Study Contact: Soshi Samejima Identifier: NCT03509558

Study description

Growing evidence indicates that electrical spinal cord stimulation improves motor functions both immediately and over the long term via modulating the excitability of spinal circuitry in patients with spinal cord injury. Recently, a novel, non-invasive, well-tolerated and painless lumbosacral transcutaneous electrical stimulation strategy was demonstrated to be effective for improving lower limb motor function in participants with spinal cord injury. Our current project, cervical transcutaneous electrical stimulation and intensive exercise for arms and hands, is also revealing significant improvement of upper extremity function. Additionally, the subject and caregiver noted that stair climbing ability has been substantially enhanced starting from the first week of cervical stimulation treatment and continues to date.

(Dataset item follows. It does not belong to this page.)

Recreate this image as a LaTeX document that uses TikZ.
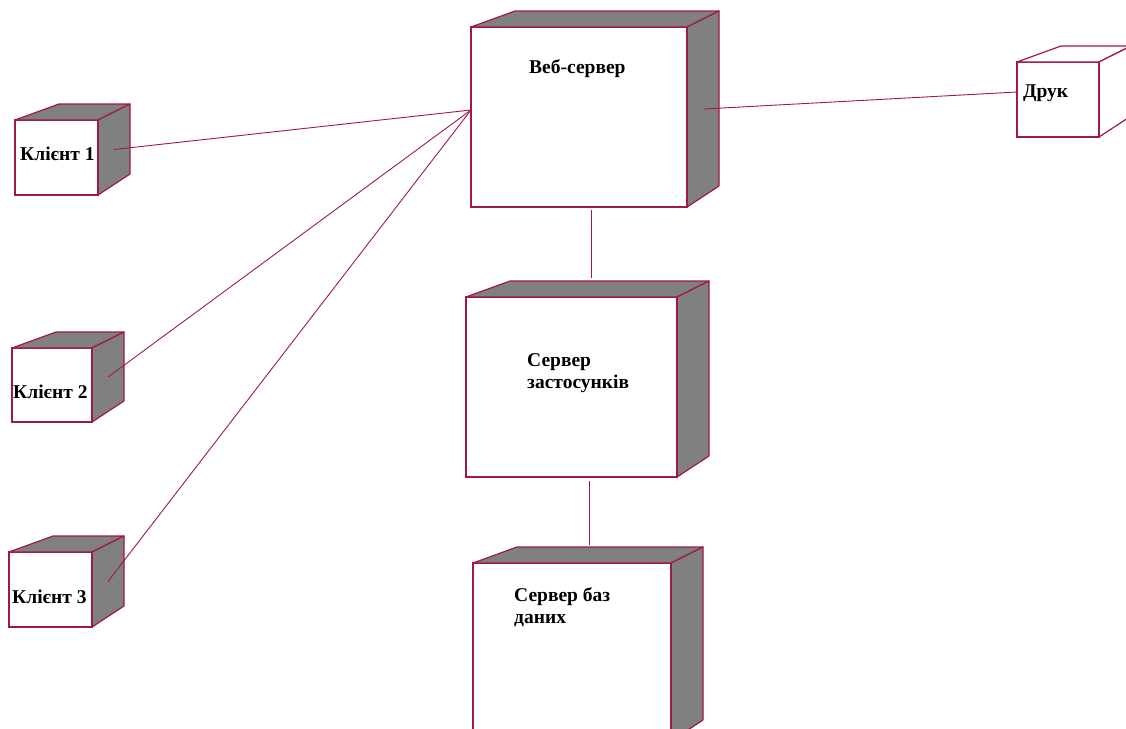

Transcutaneous stimulation on lower extremity. Photo by Matt Hagen.

This study is a prospective efficacy trial of combined transcutaneous cervical and lumbosacral electrical stimulation with intensive physical therapy for improving locomotion in people with incomplete tetraplegia and paraplegia.

This experiment design consists of two to four phase intervention program including one-month physical therapy (PT) only (A) followed by one-month spinal stimulation with PT (B). Between each intervention, washout periods of up to one month may be used to determine any after-effect of the interventions. The AB or BA interventions will be repeated if the functional improvement does not reach a plateau during the first two months of interventions. Sessions will last up to two hours/day, two to five days/week for each arm. Both immediate and lasting improvements in lower extremity function and autonomic function via transcutaneous spinal stimulation and intensive physical therapy will be evaluated.